How working at kdm has affected my perspective on Pride Month
Growing up as a gay man, I’ve always considered myself very lucky; I am part of a loving, accepting and open-minded family, and have the privilege of having had LGBTQ+ role models to look up to and show me that it was possible to live a happy, successful and loving life as a gay person. However, one area I was admittedly ignorant about until my early 20s was HIV. Granted, I was aware of what it was but, aside from a few hushed sentences in PSHE (Personal, Social, Health and Economic studies) lessons at school, it was not really something that crossed my mind, other than the very basic, archaic view of a positive diagnosis being a certain death sentence.
In recent years, I’ve seen myself and my LGBTQ+ peers grow and improve our knowledge of HIV, however, it seems that my age group in the wider sense – and also both older and younger groups – still seems largely uninformed. For example, the existence of, and availability of, PrEP – a huge breakthrough for sexually-active people everywhere, no matter their sexuality – has not been widely publicised, despite it being freely available on the NHS in the UK.

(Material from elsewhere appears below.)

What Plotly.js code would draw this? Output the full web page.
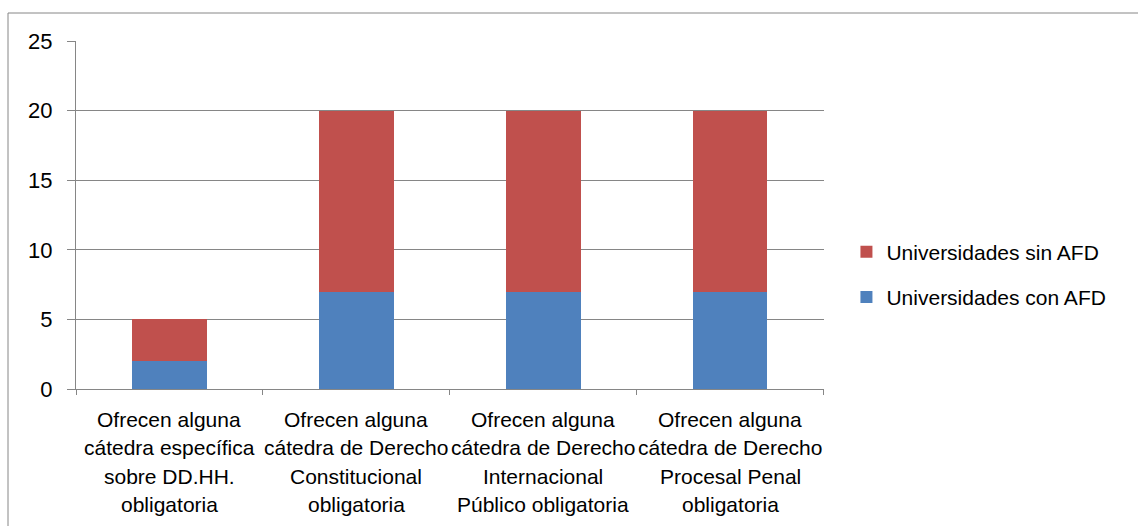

Despite the lack of headlines, there is still loads of great work going on quietly behind the scenes, as I discovered when I read the below article, discussing how CRISPR technology is being used in ground-breaking research to help end HIV/AIDS as we know it. Seeing this article land in my inbox made me realise just how lucky I am to work at kdm. Before I worked here, I would never have even considered actively seeking out scientific publications and articles, but my colleagues and experience at kdm have taught me the importance of science in our everyday lives, and given me the opportunity to expand my knowledge and share it with those around me.
It’s incredible to think that a cure for HIV will almost certainly be achieved in my lifetime. However, with that awe comes a tinge of sadness for all of those who were lost – mainly from the queer community – and those who were affected by the shame, stigma and misunderstanding surrounding the condition. As such, during the month of June – designated Pride Month – while I’ve been proud, celebratory and happy, I’ve also taken moments to remember those whose stories we will never hear, and celebrate those who were gone too soon, in the hope that science, discussion and education can help end the stigma once and for all.